When she gets home the parrot says: "Fuck me, a new brothel!" The woman laughs.

When her daughters get home the parrot says: "Fuck me, 2 new prozzies!" The girls laughs too.

When the dad gets home the parrot says: "Fuck me Pete, haven't seen you for weeks!"

To the people who don't cover their mouths when they cough.

You make me sick.

A big Texan stopped at a local restaurant following a day roaming around in Spain.

While sipping his wine, he noticed a sizzling, scrumptious looking platter being served at the next table. Not only did it look good, the smell was wonderful.

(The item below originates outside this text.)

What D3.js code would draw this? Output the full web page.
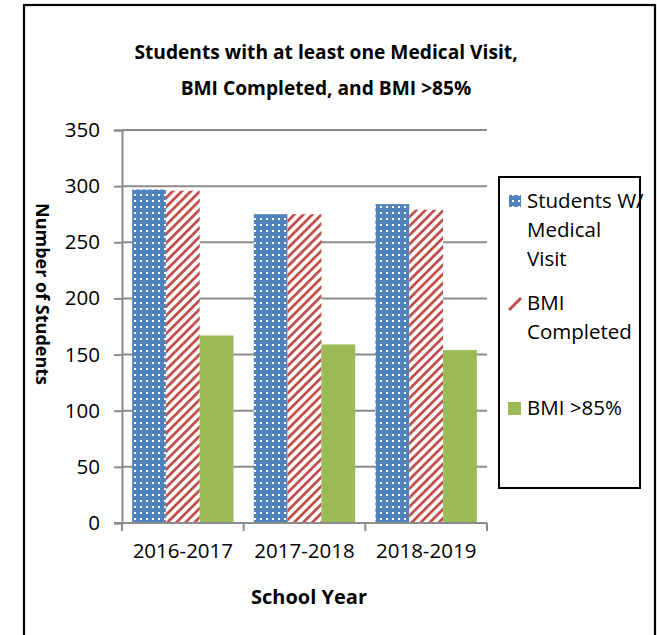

He asked the waiter, 'What is that you just served?'

The waiter replied, 'Si senor, you have excellent taste! Those are called Cojones de Toro, bull's testicles from the bull fight this morning. A delicacy!'

The Texan said, 'What the heck, bring me an order.'

The waiter replied, 'I am so sorry senor. There is only one serving per day because there is only one bull fight each morning. If you come early and place your order, we will be sure to serve you this delicacy.'

The next morning, the Texan returned, placed his order, and that evening was served the one and only special delicacy of the day.

After a few bites, inspecting his platter, he called to the waiter and said, 'These are delicious, but they are much, much smaller than the ones I saw you serve yesterday.' The waiter shrugged his shoulders and replied, 'Si, Senor. Sometimes the bull wins..

The girl at the Delta Airlines check-in desk said "Window or Aisle" ?

I replied "Window or you'll what ?"

Three conspiracy theorists walk in to a bar...

You can’t tell me that’s just a coincidence

How do you cut the ocean in half?

A SEA-SAW

My girlfriend tried to make me have sex on the hood of her Honda Civic…

But I refused. If I’m going to have sex, it’s going to be on my own Accord.